WHAT YOU ARE ASKED TO DO ->
Up to and including the line with "to current price</text>", write out the listing from its first line, minus the pictures.

-------- DATA LINES

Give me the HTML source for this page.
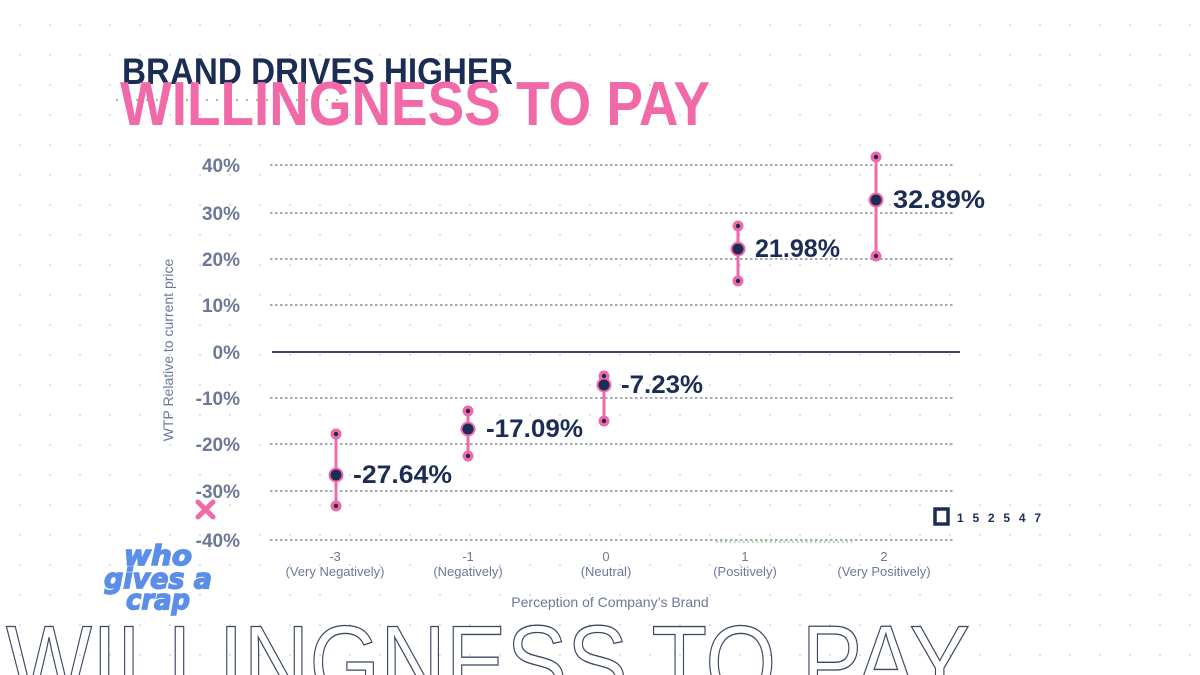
<!DOCTYPE html>
<html><head><meta charset="utf-8"><style>
html,body{margin:0;padding:0;background:#fff;width:1200px;height:675px;overflow:hidden}
svg{display:block;overflow:hidden}
</style></head><body>
<svg width="1200" height="675" viewBox="0 0 1200 675" xmlns="http://www.w3.org/2000/svg" font-family="Liberation Sans, sans-serif">
<defs>
<pattern id="dots" x="5" y="10" width="30" height="30" patternUnits="userSpaceOnUse">
<circle cx="15" cy="15" r="1" fill="#d4d8de"/>
</pattern>
<clipPath id="frame"><rect width="1200" height="675"/></clipPath>
</defs>
<g clip-path="url(#frame)">
<rect width="1200" height="675" fill="#fff"/>
<rect width="1200" height="675" fill="url(#dots)"/>

<text x="122" y="84" font-size="37" font-weight="bold" fill="#1b2d55" textLength="391" lengthAdjust="spacingAndGlyphs">BRAND DRIVES HIGHER</text>
<line x1="116" y1="100" x2="345" y2="100" stroke="#6cc04a" stroke-width="1.5" stroke-dasharray="2 8"/>
<text x="120" y="125" font-size="62" font-weight="bold" fill="#f269a8" textLength="590" lengthAdjust="spacingAndGlyphs">WILLINGNESS TO PAY</text>

<g stroke="#6f7686" stroke-width="1.3" stroke-dasharray="2.5 2.5">
<line x1="270" y1="165" x2="955" y2="165"/>
<line x1="270" y1="213" x2="955" y2="213"/>
<line x1="270" y1="259" x2="955" y2="259"/>
<line x1="270" y1="305" x2="955" y2="305"/>
<line x1="270" y1="398" x2="955" y2="398"/>
<line x1="270" y1="444" x2="955" y2="444"/>
<line x1="270" y1="491" x2="955" y2="491"/>
<line x1="270" y1="540" x2="955" y2="540"/>
</g>
<line x1="716" y1="542" x2="852" y2="542" stroke="#6cc04a" stroke-width="1.2" stroke-dasharray="1.5 3"/>
<line x1="272" y1="352" x2="960" y2="352" stroke="#3d4663" stroke-width="2"/>

<g font-size="19" font-weight="bold" fill="#6c7898" text-anchor="end">
<text x="240" y="172">40%</text>
<text x="240" y="220">30%</text>
<text x="240" y="266">20%</text>
<text x="240" y="312">10%</text>
<text x="240" y="359">0%</text>
<text x="240" y="405">-10%</text>
<text x="240" y="451">-20%</text>
<text x="240" y="498">-30%</text>
<text x="240" y="547">-40%</text>
</g>
<text transform="translate(173,350) rotate(-90)" font-size="14" fill="#6c7898" text-anchor="middle">WTP Relative to current price</text>

<g font-size="13" fill="#6c7898" text-anchor="middle">
<text x="335" y="561">-3</text><text x="335" y="576">(Very Negatively)</text>
<text x="468" y="561">-1</text><text x="468" y="576">(Negatively)</text>
<text x="606" y="561">0</text><text x="606" y="576">(Neutral)</text>
<text x="745" y="561">1</text><text x="745" y="576">(Positively)</text>
<text x="884" y="561">2</text><text x="884" y="576">(Very Positively)</text>
</g>
<text x="610" y="607" font-size="14" fill="#6c7898" text-anchor="middle">Perception of Company’s Brand</text>

<g stroke="#f269a8" stroke-width="3">
<line x1="336" y1="434" x2="336" y2="506"/>
<line x1="468" y1="411" x2="468" y2="456"/>
<line x1="604" y1="376" x2="604" y2="421"/>
<line x1="738" y1="226" x2="738" y2="281"/>
<line x1="876" y1="157" x2="876" y2="256"/>
</g>
<g fill="#f269a8">
<circle cx="336" cy="434" r="5.5"/><circle cx="336" cy="506" r="5.5"/><circle cx="336" cy="475" r="7.5"/>
<circle cx="468" cy="411" r="5.5"/><circle cx="468" cy="456" r="5.5"/><circle cx="468" cy="429" r="7.5"/>
<circle cx="604" cy="376" r="5.5"/><circle cx="604" cy="421" r="5.5"/><circle cx="604" cy="385" r="7.5"/>
<circle cx="738" cy="226" r="5.5"/><circle cx="738" cy="281" r="5.5"/><circle cx="738" cy="249" r="7.5"/>
<circle cx="876" cy="157" r="5.5"/><circle cx="876" cy="256" r="5.5"/><circle cx="876" cy="200" r="7.5"/>
</g>
<g fill="#1b2d55">
<circle cx="336" cy="434" r="2.2"/><circle cx="336" cy="506" r="2.2"/><circle cx="336" cy="475" r="5.5"/>
<circle cx="468" cy="411" r="2.2"/><circle cx="468" cy="456" r="2.2"/><circle cx="468" cy="429" r="5.5"/>
<circle cx="604" cy="376" r="2.2"/><circle cx="604" cy="421" r="2.2"/><circle cx="604" cy="385" r="5.5"/>
<circle cx="738" cy="226" r="2.2"/><circle cx="738" cy="281" r="2.2"/><circle cx="738" cy="249" r="5.5"/>
<circle cx="876" cy="157" r="2.2"/><circle cx="876" cy="256" r="2.2"/><circle cx="876" cy="200" r="5.5"/>
</g>

<g font-size="25" font-weight="bold" fill="#1b2d55">
<text x="353" y="483" textLength="99" lengthAdjust="spacingAndGlyphs">-27.64%</text>
<text x="486" y="437" textLength="97" lengthAdjust="spacingAndGlyphs">-17.09%</text>
<text x="621" y="393" textLength="82" lengthAdjust="spacingAndGlyphs">-7.23%</text>
<text x="755" y="257" textLength="85" lengthAdjust="spacingAndGlyphs">21.98%</text>
<text x="893" y="208" textLength="92" lengthAdjust="spacingAndGlyphs">32.89%</text>
</g>

<g stroke="#f269a8" stroke-width="5" stroke-linecap="round">
<line x1="198" y1="502" x2="213" y2="517"/><line x1="213" y1="502" x2="198" y2="517"/>
</g>

<rect x="935" y="509" width="13" height="15" fill="none" stroke="#1b2d55" stroke-width="3.5"/>
<text x="957" y="522" font-size="12" font-weight="bold" fill="#1b2d55" textLength="84" lengthAdjust="spacing">152547</text>

<g font-size="28" font-weight="bold" font-style="italic" fill="#5b8ee8" stroke="#5b8ee8" stroke-width="1.5" text-anchor="middle" font-family="DejaVu Sans, sans-serif">
<text x="158" y="565" textLength="68" lengthAdjust="spacingAndGlyphs">who</text>
<text x="158" y="588" textLength="108" lengthAdjust="spacingAndGlyphs">gives a</text>
<text x="158" y="609" textLength="64" lengthAdjust="spacingAndGlyphs">crap</text>
</g>

<text x="6" y="698" font-size="104" fill="none" stroke="#3d4663" stroke-width="1.3" textLength="964" lengthAdjust="spacingAndGlyphs">WILLINGNESS TO PAY</text>
</g>
</svg>
</body></html>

----------------

ANSWER FOR THE TASK ->
Give me the HTML source for this page.
<!DOCTYPE html>
<html><head><meta charset="utf-8"><style>
html,body{margin:0;padding:0;background:#fff;width:1200px;height:675px;overflow:hidden}
svg{display:block;overflow:hidden}
</style></head><body>
<svg width="1200" height="675" viewBox="0 0 1200 675" xmlns="http://www.w3.org/2000/svg" font-family="Liberation Sans, sans-serif">
<defs>
<pattern id="dots" x="5" y="10" width="30" height="30" patternUnits="userSpaceOnUse">
<circle cx="15" cy="15" r="1" fill="#d4d8de"/>
</pattern>
<clipPath id="frame"><rect width="1200" height="675"/></clipPath>
</defs>
<g clip-path="url(#frame)">
<rect width="1200" height="675" fill="#fff"/>
<rect width="1200" height="675" fill="url(#dots)"/>

<text x="122" y="84" font-size="37" font-weight="bold" fill="#1b2d55" textLength="391" lengthAdjust="spacingAndGlyphs">BRAND DRIVES HIGHER</text>
<line x1="116" y1="100" x2="345" y2="100" stroke="#6cc04a" stroke-width="1.5" stroke-dasharray="2 8"/>
<text x="120" y="125" font-size="62" font-weight="bold" fill="#f269a8" textLength="590" lengthAdjust="spacingAndGlyphs">WILLINGNESS TO PAY</text>

<g stroke="#6f7686" stroke-width="1.3" stroke-dasharray="2.5 2.5">
<line x1="270" y1="165" x2="955" y2="165"/>
<line x1="270" y1="213" x2="955" y2="213"/>
<line x1="270" y1="259" x2="955" y2="259"/>
<line x1="270" y1="305" x2="955" y2="305"/>
<line x1="270" y1="398" x2="955" y2="398"/>
<line x1="270" y1="444" x2="955" y2="444"/>
<line x1="270" y1="491" x2="955" y2="491"/>
<line x1="270" y1="540" x2="955" y2="540"/>
</g>
<line x1="716" y1="542" x2="852" y2="542" stroke="#6cc04a" stroke-width="1.2" stroke-dasharray="1.5 3"/>
<line x1="272" y1="352" x2="960" y2="352" stroke="#3d4663" stroke-width="2"/>

<g font-size="19" font-weight="bold" fill="#6c7898" text-anchor="end">
<text x="240" y="172">40%</text>
<text x="240" y="220">30%</text>
<text x="240" y="266">20%</text>
<text x="240" y="312">10%</text>
<text x="240" y="359">0%</text>
<text x="240" y="405">-10%</text>
<text x="240" y="451">-20%</text>
<text x="240" y="498">-30%</text>
<text x="240" y="547">-40%</text>
</g>
<text transform="translate(173,350) rotate(-90)" font-size="14" fill="#6c7898" text-anchor="middle">WTP Relative to current price</text>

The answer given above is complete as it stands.